Malaria Deaths Increased By 69K Last Year, But It Could Have Been Worse, WHO Says

The COVID-19 pandemic aided in the rise of malaria deaths in 2020, according to the World Health Organization, with a devastating increase of 69,000 deaths compared to the previous year, the Associated Press reported.

According to WHO on Monday, the death count was predicted to be worse, assuming the effect of COVID-19 on health care services and immune systems would have doubled the amount of malaria-related deaths.

Surprisingly, the U.N. health agency reported 241 million malaria cases in 2020, and 627,000 deaths. From 2019, the case count only increased by 14 million and 69,000 deaths.

"Approximately two-thirds of these additional deaths were linked to disruptions in the provision of malaria prevention, diagnosis and treatment during the pandemic," WHO said.

Dr. Pedro Alonso, director of WHO's Global Malaria Program, was thankful for the good news.

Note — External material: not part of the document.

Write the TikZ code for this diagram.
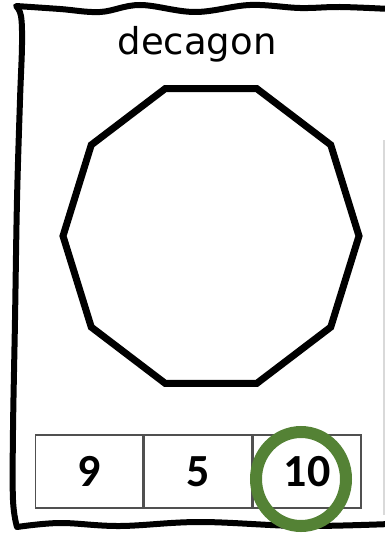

"The first message, in many ways, is a good news message: Due or thanks to the strenuous efforts of malaria-endemic countries — partners and others — I think we can claim that the world has succeeded in averting the worst-case scenario of malaria deaths that we'd contemplated as a likely or possible scenario a year ago," Alonso said.

The "doomsday scenario has not materialized," Alonso added. He said more than 10 million malaria-related deaths have been avoided since 2000.

For more reporting from the Associated Press, see below.

Malaria Deaths
The COVID-19 pandemic aided in the rise of malaria deaths in 2020 according to The World Health Organization, with a devastating increase of 69,000 deaths compared to the previous year. In this photo taken on Dec. 11, 2019, residents of the Malawi village of Tomali wait to have their young children become test subjects for the world's first vaccine against malaria. Jerome Delay/Associated Press

Sub-Saharan Africa accounted, roughly, for at least 95% of all malaria cases and deaths in 2020, the agency said.

Over the last 15 years, a dozen countries — including China and El Salvador this year — have joined the ranks of countries that WHO has classified as malaria-free.

But it cautioned that progress against malaria has leveled off in recent years, and two dozen countries have tallied increases in deaths related to malaria since 2015, the baseline year for WHO's malaria strategy.

In the 11 hardest-hit countries, annual cases of malaria grew by 13 million to 163 million between 2015 and 2020, and deaths rose more than 54,000 to nearly 445,000 annually as of last year, WHO said.

But in recent years, "we are not on a trajectory to success," he added, cautioning that it's hard to tell what the impact will be in 2021 and beyond.

"How things will evolve over the coming weeks and months I wouldn't dare to say at this point," Alonso said.